I’d heard so much over the past year about GTD this and GTD that. I had no idea what folks were talking about until Richard Poole began blogging about his desire for personal organization and how using the “Getting Things Done” principles found in David Allen’s book had helped him.
During his process, he also began reviewing several pieces of software that applied the GTD concepts. They included Thinking Rock, iGTD, and Omnifocus.
Since I am a fluid thinker and tortuous multi-tasker, I filed the book away mentally as something I’d like to get done… It wasn’t too long before a particularly overwhelming week hit that provoked me to finally order the copy of the book that had been sitting in my Amazon Wishlist.
I’ve been plowing through it for several weeks, and I must admit that it almost immediately began transforming my workspaces and habits. One of the primary points of Allen’s material is that our brains are profoundly able to retain information…. That’s not necessarily a good thing for many of us.
Every little to-do, project, honey-do, and urgent item that has ever crossed your mind is still buried in there somewhere. Over the course of time, you began to feel stressed and overwhelmed because you’re juggling so much mentally. Even things that carry relatively no weight – things that you just occasionally want to get to “someday” – occupy your mind with equal frequency as the need to finalize that big project.
So the first thing you do with GTD is simply to begin the collection process. Allen recommends setting aside an entire day for this. It’s a literal, physical collection process. Everything that lying around your house, office, in files on your computer, bulging email inbox, and floating around in your brain becomes part of this process. The goal is to simply empty it all into appropriate “collection buckets.” Whether file folders, trash cans or folders on your computer, Allen’s book guides you through this process.

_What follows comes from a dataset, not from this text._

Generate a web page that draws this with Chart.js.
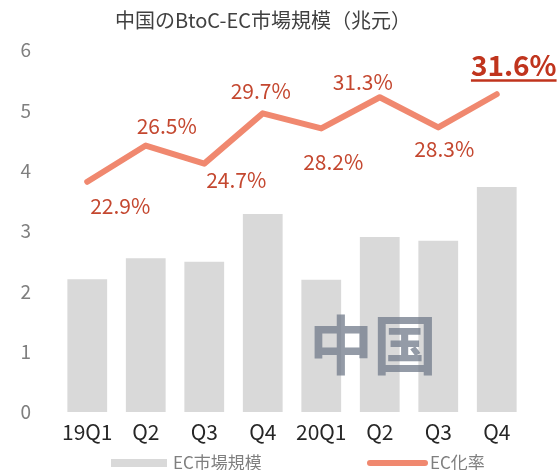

As I’ve done this, I must admit that it’s mentally freeing to see accumulated piles of stuff – some things in them dating back a few years! – disappearing and being acted on, filed, or trashed.
The next step is “processing.” After collecting everything into one spot, now begins the time-consuming step of going through it all. He advocates a 2-minute rule in this step. If you come across something that you realize you could get done within 2 minutes, then stop and do it then. You’ll be surprised – I was – of how true that is. It’s also VERY encouraging to see things dwindling and getting done.
The next step is “organizing.” It’s this step that I’m still working on, but I’ve purchased a little file stand for my new filing system. Allen recommends the following broad categories: a “tickler” file (Someday/Maybe), Errands, Waiting (things that you’ve passed off to someone else but need to remind yourself of), Projects, and Reference (things you don’t need to act on but want to keep).
Obviously, you’ll also begin to create a more indepth filing system, but those are essential. Allen’s book is definitely not “pie-in-the-sky;” rather, it’s extremely practical and immediately useful.
After processing comes “reviewing.” You must carve into your weekly calendar a set time to sit down and review what you’ve filed. If you don’t, you’re in danger of simply getting things out of your mind and forgetting what you got them out of your mind for. You do the mind-dump in order to become more proficient and focused on what you begin to “do.”
And that’s the final step – “doing.” Start asking yourself about each project, task and floating idea, “What’s the next action step I could take on this that would advance it forward?” As you take that step, (and more like it as you then identify the next step after it), you’ll see even the largest, most daunting duties reducing in size and complexity.
I’m passing this book off to wifey, in the hopes she’ll digest it as well. It’s going on my yearly read/review list because I sense it’s one of those areas that in which I’ll need to be challenged again.